Jim and Jean Roeber
When asked about the essence of Gonzaga, Jim Roeber is quick to recall a conversation he once had with Father Bernard J. Coughlin, S.J. The words proffered by the former Gonzaga president in that exchange, though brief, made a powerful and lasting impression.
“If we don’t have that personal relationship with every student,” Fr. Coughlin told Jim, “then we feel we have failed.”
Gonzaga, in Jim’s unwavering estimation, has never failed his family.
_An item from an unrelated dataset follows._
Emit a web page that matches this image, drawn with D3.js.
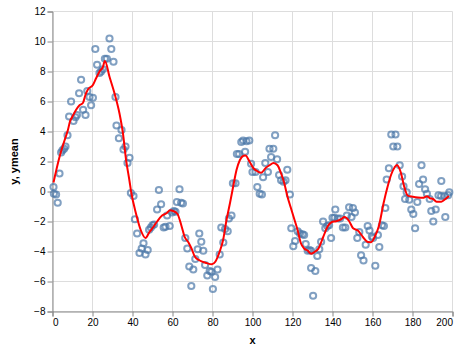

Four of the Roebers’ daughters are Gonzaga alumnae; however, two of them might not have graduated without, as Jim likes to say, “the University going the extra mile.” In the early 1970s, Jim was working for a company in California that, after a sale and change in management, directed employees to apply discriminatory pricing practices against a few specific customers. Jim refused to comply, so he resigned. Jim and his wife, Jean, informed Gonzaga it would be unlikely that their daughters would be returning to school; but Fr. Coughlin said, “You send your kids and we’ll make it work.”
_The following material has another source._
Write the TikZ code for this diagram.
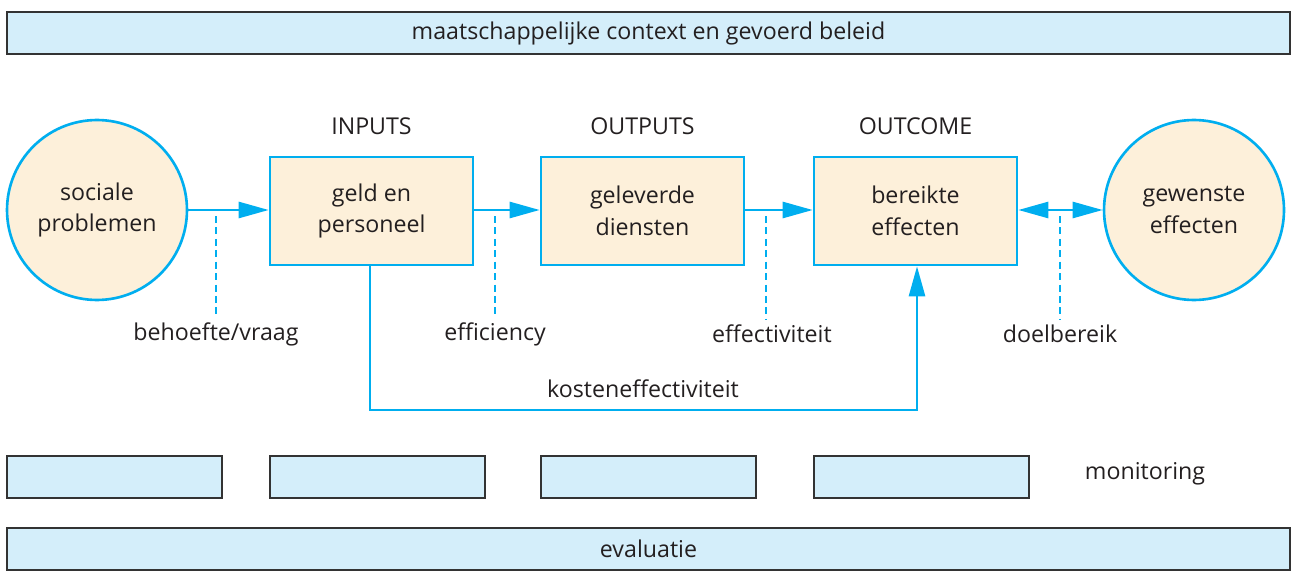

“They did a lot for our family at a time when we really needed it,” Jean said of Gonzaga, “and our girls have done well with their education.”
Now the Roebers feel it is their obligation to not only help provide an exemplary Jesuit education for others, but also sustain the essence of Gonzaga. That is why he and Jean give so generously to the University. In addition to establishing the Jim and Jean Roeber Family Endowed Scholarship in 1984, the couple has indicated a bequest for Gonzaga in their will.
“From our total estate, each of our kids gets a piece and the other portion is divided up amongst three different charities,” said Jim, ”and GU is the first one.”
“We hope it pays back some of the really great things Gonzaga did for us,” Jean said. “They made it happen for us and we want to make it happen for somebody else.”